START GIVEN ENTRIES

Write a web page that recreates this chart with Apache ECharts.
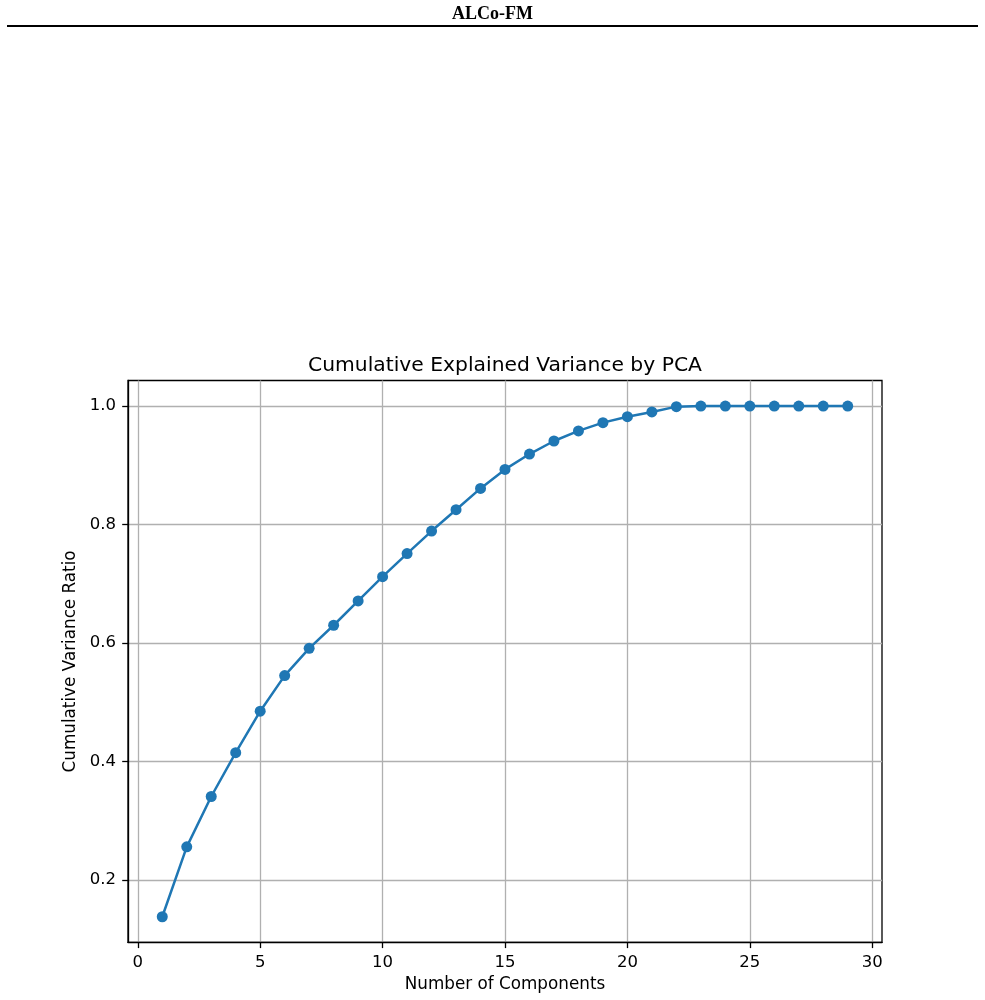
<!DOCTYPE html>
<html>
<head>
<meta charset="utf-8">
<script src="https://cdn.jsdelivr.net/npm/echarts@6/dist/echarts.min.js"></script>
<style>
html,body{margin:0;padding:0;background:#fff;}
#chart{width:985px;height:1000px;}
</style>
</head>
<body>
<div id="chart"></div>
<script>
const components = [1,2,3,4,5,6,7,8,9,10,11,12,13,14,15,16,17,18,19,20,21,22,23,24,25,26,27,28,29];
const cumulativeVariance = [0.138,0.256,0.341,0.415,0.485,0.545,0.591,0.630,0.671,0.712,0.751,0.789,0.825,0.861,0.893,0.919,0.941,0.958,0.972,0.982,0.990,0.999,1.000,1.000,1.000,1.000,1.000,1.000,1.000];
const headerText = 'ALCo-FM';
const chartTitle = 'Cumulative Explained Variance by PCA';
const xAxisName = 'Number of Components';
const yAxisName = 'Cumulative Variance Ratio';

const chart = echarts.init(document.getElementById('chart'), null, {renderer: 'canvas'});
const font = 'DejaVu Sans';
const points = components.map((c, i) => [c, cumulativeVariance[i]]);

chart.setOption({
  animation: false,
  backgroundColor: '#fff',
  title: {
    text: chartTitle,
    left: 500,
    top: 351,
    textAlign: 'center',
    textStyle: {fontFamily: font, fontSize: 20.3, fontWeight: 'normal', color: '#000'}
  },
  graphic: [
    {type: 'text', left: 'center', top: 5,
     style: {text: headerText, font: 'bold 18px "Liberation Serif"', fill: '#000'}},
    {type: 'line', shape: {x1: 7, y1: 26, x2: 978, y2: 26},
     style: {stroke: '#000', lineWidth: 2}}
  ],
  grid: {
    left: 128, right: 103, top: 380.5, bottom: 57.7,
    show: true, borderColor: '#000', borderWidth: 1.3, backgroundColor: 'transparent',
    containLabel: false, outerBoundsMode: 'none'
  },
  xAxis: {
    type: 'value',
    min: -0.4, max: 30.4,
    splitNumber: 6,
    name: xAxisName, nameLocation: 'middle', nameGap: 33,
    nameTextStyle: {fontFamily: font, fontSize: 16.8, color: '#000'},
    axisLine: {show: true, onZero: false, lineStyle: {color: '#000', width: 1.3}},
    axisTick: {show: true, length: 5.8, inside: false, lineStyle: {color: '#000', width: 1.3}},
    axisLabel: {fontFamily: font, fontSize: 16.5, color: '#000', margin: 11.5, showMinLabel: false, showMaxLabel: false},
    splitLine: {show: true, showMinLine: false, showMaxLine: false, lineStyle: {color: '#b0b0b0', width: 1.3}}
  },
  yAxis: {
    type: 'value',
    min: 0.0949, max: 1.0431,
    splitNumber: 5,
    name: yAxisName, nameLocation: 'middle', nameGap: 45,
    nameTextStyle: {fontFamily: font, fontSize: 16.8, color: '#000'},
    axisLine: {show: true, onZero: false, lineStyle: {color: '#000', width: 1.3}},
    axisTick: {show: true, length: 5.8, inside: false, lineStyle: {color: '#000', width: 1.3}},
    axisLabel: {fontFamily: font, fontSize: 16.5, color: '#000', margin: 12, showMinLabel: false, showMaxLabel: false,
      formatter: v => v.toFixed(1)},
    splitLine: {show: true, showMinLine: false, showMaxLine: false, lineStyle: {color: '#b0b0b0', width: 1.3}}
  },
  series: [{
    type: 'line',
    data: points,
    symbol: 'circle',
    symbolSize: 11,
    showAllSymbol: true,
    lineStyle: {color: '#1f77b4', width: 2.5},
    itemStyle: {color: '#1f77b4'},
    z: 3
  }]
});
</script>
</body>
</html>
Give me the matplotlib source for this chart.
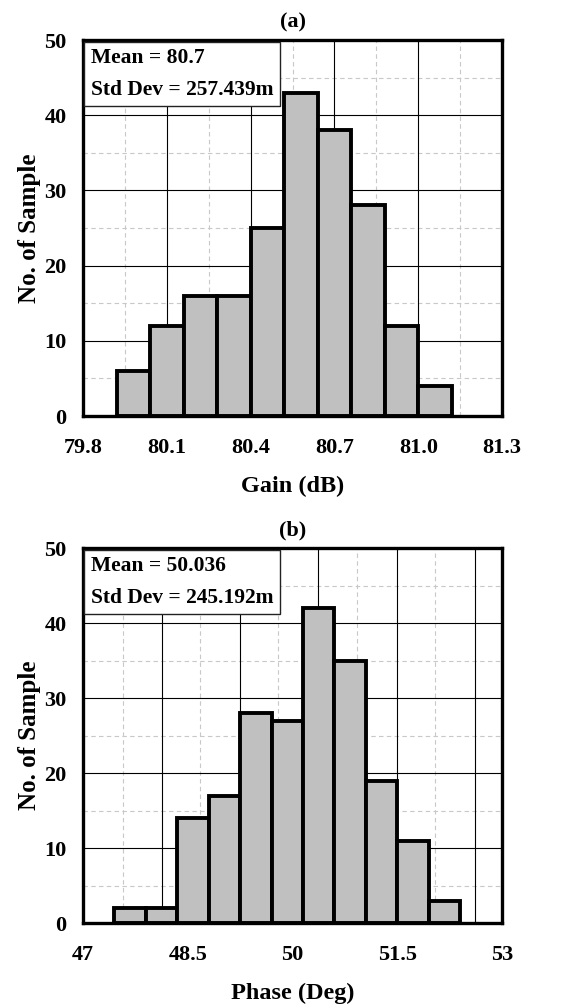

END GIVEN ENTRIES

Copy each line in full and exactly, omitting any picture.

* [RESPONSE TO THIS TASK]
Write a web page that recreates this chart with Apache ECharts.
<!DOCTYPE html>
<html>
<head>
<meta charset="utf-8">
<script src="https://cdn.jsdelivr.net/npm/echarts@6/dist/echarts.min.js"></script>
<style>
html,body{margin:0;padding:0;background:#fff;}
#chart{width:985px;height:1000px;}
</style>
</head>
<body>
<div id="chart"></div>
<script>
const components = [1,2,3,4,5,6,7,8,9,10,11,12,13,14,15,16,17,18,19,20,21,22,23,24,25,26,27,28,29];
const cumulativeVariance = [0.138,0.256,0.341,0.415,0.485,0.545,0.591,0.630,0.671,0.712,0.751,0.789,0.825,0.861,0.893,0.919,0.941,0.958,0.972,0.982,0.990,0.999,1.000,1.000,1.000,1.000,1.000,1.000,1.000];
const headerText = 'ALCo-FM';
const chartTitle = 'Cumulative Explained Variance by PCA';
const xAxisName = 'Number of Components';
const yAxisName = 'Cumulative Variance Ratio';

const chart = echarts.init(document.getElementById('chart'), null, {renderer: 'canvas'});
const font = 'DejaVu Sans';
const points = components.map((c, i) => [c, cumulativeVariance[i]]);

chart.setOption({
  animation: false,
  backgroundColor: '#fff',
  title: {
    text: chartTitle,
    left: 500,
    top: 351,
    textAlign: 'center',
    textStyle: {fontFamily: font, fontSize: 20.3, fontWeight: 'normal', color: '#000'}
  },
  graphic: [
    {type: 'text', left: 'center', top: 5,
     style: {text: headerText, font: 'bold 18px "Liberation Serif"', fill: '#000'}},
    {type: 'line', shape: {x1: 7, y1: 26, x2: 978, y2: 26},
     style: {stroke: '#000', lineWidth: 2}}
  ],
  grid: {
    left: 128, right: 103, top: 380.5, bottom: 57.7,
    show: true, borderColor: '#000', borderWidth: 1.3, backgroundColor: 'transparent',
    containLabel: false, outerBoundsMode: 'none'
  },
  xAxis: {
    type: 'value',
    min: -0.4, max: 30.4,
    splitNumber: 6,
    name: xAxisName, nameLocation: 'middle', nameGap: 33,
    nameTextStyle: {fontFamily: font, fontSize: 16.8, color: '#000'},
    axisLine: {show: true, onZero: false, lineStyle: {color: '#000', width: 1.3}},
    axisTick: {show: true, length: 5.8, inside: false, lineStyle: {color: '#000', width: 1.3}},
    axisLabel: {fontFamily: font, fontSize: 16.5, color: '#000', margin: 11.5, showMinLabel: false, showMaxLabel: false},
    splitLine: {show: true, showMinLine: false, showMaxLine: false, lineStyle: {color: '#b0b0b0', width: 1.3}}
  },
  yAxis: {
    type: 'value',
    min: 0.0949, max: 1.0431,
    splitNumber: 5,
    name: yAxisName, nameLocation: 'middle', nameGap: 45,
    nameTextStyle: {fontFamily: font, fontSize: 16.8, color: '#000'},
    axisLine: {show: true, onZero: false, lineStyle: {color: '#000', width: 1.3}},
    axisTick: {show: true, length: 5.8, inside: false, lineStyle: {color: '#000', width: 1.3}},
    axisLabel: {fontFamily: font, fontSize: 16.5, color: '#000', margin: 12, showMinLabel: false, showMaxLabel: false,
      formatter: v => v.toFixed(1)},
    splitLine: {show: true, showMinLine: false, showMaxLine: false, lineStyle: {color: '#b0b0b0', width: 1.3}}
  },
  series: [{
    type: 'line',
    data: points,
    symbol: 'circle',
    symbolSize: 11,
    showAllSymbol: true,
    lineStyle: {color: '#1f77b4', width: 2.5},
    itemStyle: {color: '#1f77b4'},
    z: 3
  }]
});
</script>
</body>
</html>
Give me the matplotlib source for this chart.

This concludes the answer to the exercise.